Domestic Blowback and the Midterm Shadow
In the United States, the "victory" lap has been cut short by the reality of $4.50-per-gallon gasoline and spiking inflation. Recent polling shows nearly 60% of Americans now view the intervention as excessive. The political shield provided by a quick victory in Venezuela earlier in the year has evaporated. Iran is not Venezuela; it is a regional power with decades of experience in "active resistance" and a proxy network that, while damaged, remains capable of hitting targets from the Levant to the Hindu Kush.
Netanyahu, similarly, faces a paradox. While he has successfully removed the immediate threat of a nuclear-armed Iran, he has replaced it with a permanent state of high-intensity regional war. The "normalization" with Arab states that the Abraham Accords promised is now on life support as Gulf monarchies watch their own oil infrastructure become targets in a conflict they never asked for.
The Reality of Strategic Overextension
The U.S. currently has over 50,000 troops deployed in the theater, with more arriving daily. This is the definition of strategic overextension. While the Pentagon can win any individual battle, it cannot "win" the geography of the Middle East.

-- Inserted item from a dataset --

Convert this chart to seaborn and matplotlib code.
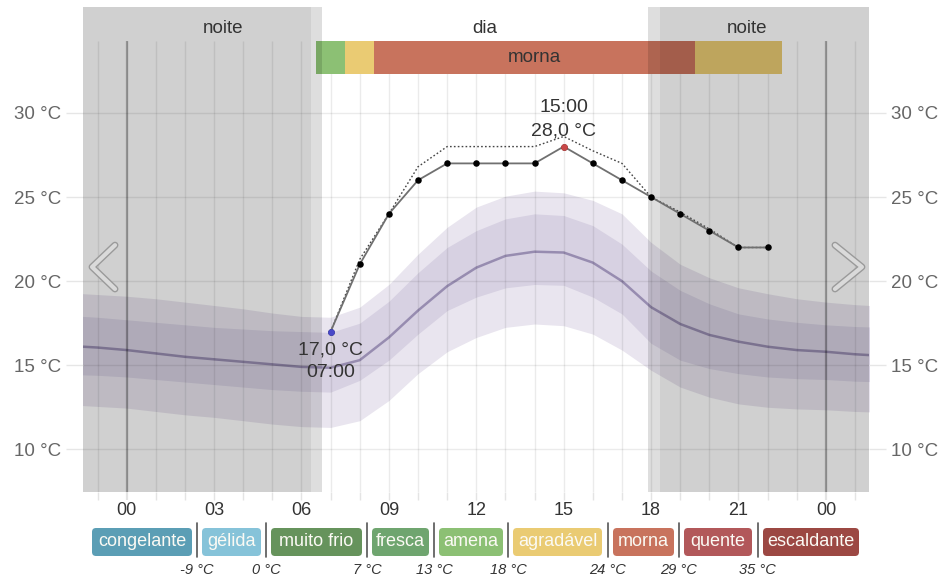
import matplotlib

matplotlib.use("Agg")

import matplotlib.pyplot as plt
from matplotlib.patches import FancyBboxPatch
import numpy as np
import pandas as pd
import seaborn as sns

# hourly climatology percentiles (°C)
HOURS = list(range(-2, 27))
P90 = [19.3, 19.2, 19.1, 18.95, 18.75, 18.55, 18.35, 18.1, 17.9, 17.85, 18.45, 19.8, 21.6,
       23.2, 24.4, 25.05, 25.35, 25.25, 24.8, 24.0, 22.3, 21.0, 20.2, 19.6, 19.25, 18.95,
       18.75, 18.6, 18.5]
P75 = [17.95, 17.85, 17.7, 17.55, 17.4, 17.25, 17.15, 17.05, 17.0, 16.95, 17.5, 18.8, 20.5,
       22.0, 23.0, 23.7, 24.0, 23.9, 23.3, 22.2, 20.6, 19.45, 18.65, 18.05, 17.75, 17.55,
       17.4, 17.3, 17.25]
P50 = [16.15, 16.05, 15.9, 15.7, 15.5, 15.35, 15.2, 15.05, 14.9, 14.85, 15.3, 16.65, 18.25,
       19.7, 20.8, 21.5, 21.75, 21.7, 21.1, 20.0, 18.45, 17.45, 16.8, 16.4, 16.1, 15.9,
       15.8, 15.65, 15.55]
P25 = [14.45, 14.4, 14.3, 14.15, 14.0, 13.85, 13.7, 13.55, 13.45, 13.4, 14.1, 15.3, 16.85,
       18.25, 19.05, 19.6, 19.8, 19.75, 19.05, 18.05, 16.3, 15.3, 14.8, 14.5, 14.3, 14.2,
       14.15, 14.05, 14.0]
P10 = [12.65, 12.55, 12.45, 12.25, 12.05, 11.9, 11.7, 11.5, 11.35, 11.3, 11.7, 12.9, 14.5,
       15.8, 16.65, 17.25, 17.45, 17.35, 16.85, 15.9, 14.7, 13.7, 13.1, 12.7, 12.5, 12.4,
       12.35, 12.25, 12.2]

# hourly forecast (°C)
FORECAST_HOURS = list(range(7, 23))
FORECAST_TEMP = [17, 21, 24, 26, 27, 27, 27, 27, 28, 27, 26, 25, 24, 23, 22, 22]
PREVIOUS_TEMP = [17, 21.3, 24, 26.8, 28, 28, 28, 28, 28.6, 27.75, 27, 25, 24.1, 23.1, 22, 22]

CATEGORIES = ["congelante", "gélida", "muito frio", "fresca", "amena",
              "agradável", "morna", "quente", "escaldante"]
THRESHOLDS = [-9, 0, 7, 13, 18, 24, 29, 35]
CATEGORY_COLORS = ["#5B9EB5", "#86C3D9", "#66935C", "#6FA56F", "#8CC074",
                   "#EACB73", "#C8735D", "#B2585A", "#9C4843"]

DAWN = (6.31, 6.69)
DUSK = (17.88, 18.29)

TEXT = "#333333"
MUTED = "#666666"

sns.set_theme(style="white")
plt.rcParams["font.family"] = ["Liberation Sans", "DejaVu Sans"]

XMIN, XMAX = -1.50, 25.48
YMIN, YMAX = 7.46, 36.30
BAR_LO, BAR_HI = 32.30, 34.28

fig = plt.figure(figsize=(9.44, 5.81), dpi=100)
ax = fig.add_axes([83 / 944, 89 / 581, 786 / 944, 485 / 581])
ax.set_xlim(XMIN, XMAX)
ax.set_ylim(YMIN, YMAX)
for s in ax.spines.values():
    s.set_visible(False)

# percentile bands
ax.fill_between(HOURS, P10, P90, color="#E9E5EF", lw=0, zorder=1)
ax.fill_between(HOURS, P25, P75, color="#D7D1E2", lw=0, zorder=1.1)
clim = pd.DataFrame({"hour": HOURS, "temp": P50})
sns.lineplot(data=clim, x="hour", y="temp", ax=ax, color="#978CB0", lw=1.8, zorder=1.2)

# grid
hour_lines = np.arange(-1, 26)
ax.vlines(hour_lines, YMIN, BAR_HI, color="black", alpha=0.08, lw=1, zorder=2)
ax.vlines([0, 24], YMIN, BAR_HI, color="black", alpha=0.28, lw=1.6, zorder=2)
ax.set_yticks([10, 15, 20, 25, 30])
ax.set_yticklabels([f"{v} °C" for v in [10, 15, 20, 25, 30]])
ax.grid(axis="y", color="black", alpha=0.08, lw=1)
ax.set_axisbelow(False)
ax.xaxis.grid(False)

# top category bar
cat_idx = np.digitize(FORECAST_TEMP, THRESHOLDS)
ax.bar(FORECAST_HOURS, BAR_HI - BAR_LO, bottom=BAR_LO, width=1.0,
       color=[CATEGORY_COLORS[i] for i in cat_idx], lw=0, zorder=2.2)
for c in np.unique(cat_idx):
    hrs = [h for h, i in zip(FORECAST_HOURS, cat_idx) if i == c]
    if len(hrs) >= 6:
        ax.text((min(hrs) + max(hrs)) / 2, (BAR_LO + BAR_HI) / 2, CATEGORIES[c],
                ha="center", va="center", fontsize=13.5, color=TEXT, zorder=6)

# night shading
ax.axvspan(XMIN, DAWN[0], color="black", alpha=0.185, lw=0, zorder=3)
ax.axvspan(DAWN[0], DAWN[1], color="black", alpha=0.13, lw=0, zorder=3)
ax.axvspan(DUSK[0], DUSK[1], color="black", alpha=0.13, lw=0, zorder=3)
ax.axvspan(DUSK[1], XMAX, color="black", alpha=0.185, lw=0, zorder=3)
ax.text(3.3, 35.03, "noite", ha="center", va="center", fontsize=13.5, color=TEXT, zorder=6)
ax.text(12.3, 35.03, "dia", ha="center", va="center", fontsize=13.5, color=TEXT, zorder=6)
ax.text(21.3, 35.03, "noite", ha="center", va="center", fontsize=13.5, color=TEXT, zorder=6)

# forecasts
fc = pd.DataFrame({"hour": FORECAST_HOURS, "temp": FORECAST_TEMP, "prev": PREVIOUS_TEMP})
sns.lineplot(data=fc, x="hour", y="prev", ax=ax, color="#444444", lw=1.0,
             linestyle=(0, (1.2, 1.6)), zorder=4)
sns.lineplot(data=fc, x="hour", y="temp", ax=ax, color="#707070", lw=1.3, zorder=4.1)
sns.scatterplot(data=fc, x="hour", y="temp", ax=ax, color="black", s=22, lw=0, zorder=5)
i_min = int(np.argmin(FORECAST_TEMP))
i_max = int(np.argmax(FORECAST_TEMP))
ax.scatter([FORECAST_HOURS[i_min]], [FORECAST_TEMP[i_min]], color="#4848C8", s=24, lw=0, zorder=5.5)
ax.scatter([FORECAST_HOURS[i_max]], [FORECAST_TEMP[i_max]], color="#C84848", s=24, lw=0, zorder=5.5)


def temp_label(t):
    return f"{t:.1f}".replace(".", ",") + " °C"


for i, offs in ((i_min, (-13, -29.5)), (i_max, (11.3, 27.9))):
    h, t = FORECAST_HOURS[i], FORECAST_TEMP[i]
    ax.annotate(temp_label(t), (h, t), xytext=(0, offs[0]), textcoords="offset points",
                ha="center", va="center", fontsize=14, color=TEXT, zorder=6)
    ax.annotate(f"{h:02d}:00", (h, t), xytext=(0, offs[1]), textcoords="offset points",
                ha="center", va="center", fontsize=14, color=TEXT, zorder=6)

# chevrons
for pts in (([0.0407, 0.0115, 0.0407], [0.509, 0.464, 0.4186]),
            ([0.9567, 0.991, 0.9567], [0.509, 0.464, 0.4186])):
    ax.plot(*pts, transform=ax.transAxes, color="#9A9A9A", lw=5, solid_capstyle="round",
            solid_joinstyle="round", zorder=7)
    ax.plot(*pts, transform=ax.transAxes, color="#DADADA", lw=3, solid_capstyle="round",
            solid_joinstyle="round", zorder=7.1)

# ticks
xt = list(range(-1, 26))
ax.set_xticks(xt)
ax.set_xticklabels([f"{h % 24:02d}" if h % 3 == 0 else "" for h in xt])
ax.tick_params(axis="x", bottom=True, length=6, width=1, color="#E4E4E4", pad=1,
               labelsize=13, labelcolor=TEXT)
for tick, h in zip(ax.xaxis.get_major_ticks(), xt):
    if h % 24 == 0:
        tick.tick1line.set_color("#A0A0A0")
        tick.tick1line.set_markeredgewidth(1.6)
ax.tick_params(axis="y", left=True, right=True, labelleft=True, labelright=True,
               length=12.5, width=1, color="#E6E6E6", pad=3, labelsize=13.5, labelcolor=MUTED)
ax.set_xlabel("")
ax.set_ylabel("")

# legend of categories
lax = fig.add_axes([0, 0, 1, 1])
lax.set_xlim(0, 944)
lax.set_ylim(581, 0)
lax.axis("off")
box_edges = [(92, 192), (202, 261), (271, 362), (372, 429), (439, 503),
             (513, 602), (613, 674), (684, 752), (763, 859)]
for (x0, x1), name, col in zip(box_edges, CATEGORIES, CATEGORY_COLORS):
    lax.add_patch(FancyBboxPatch((x0 + 4, 528 + 4), x1 - x0 - 8, 28 - 8,
                                 boxstyle="round,pad=4", fc=col, ec="none"))
    lax.text((x0 + x1) / 2, 542, name, ha="center", va="center", fontsize=13,
             color="#FBFAF4")
for (a, b), thr in zip(zip(box_edges[:-1], box_edges[1:]), THRESHOLDS):
    sx = (a[1] + b[0]) / 2
    lax.plot([sx, sx], [523, 557], color="#555555", lw=1.2)
    lax.text(sx, 570, f"{thr} °C", ha="center", va="center", fontsize=10.5,
             style="italic", color=TEXT)

fig.savefig("out.png", dpi=100)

The miscalculation was the belief that force would lead to a predictable outcome. In reality, force has only stripped away the illusions of stability, leaving a fragmented region where the only entity with the power to restart the global economy is the very regime the U.S. and Israel tried to erase. The "Maximum Pressure" campaign has reached its logical conclusion: a world where everyone is under pressure, and no one has an exit ramp.
The silence from Tehran is not a sign of defeat. It is the sound of a regime that has realized its own destruction is the most powerful weapon it ever possessed.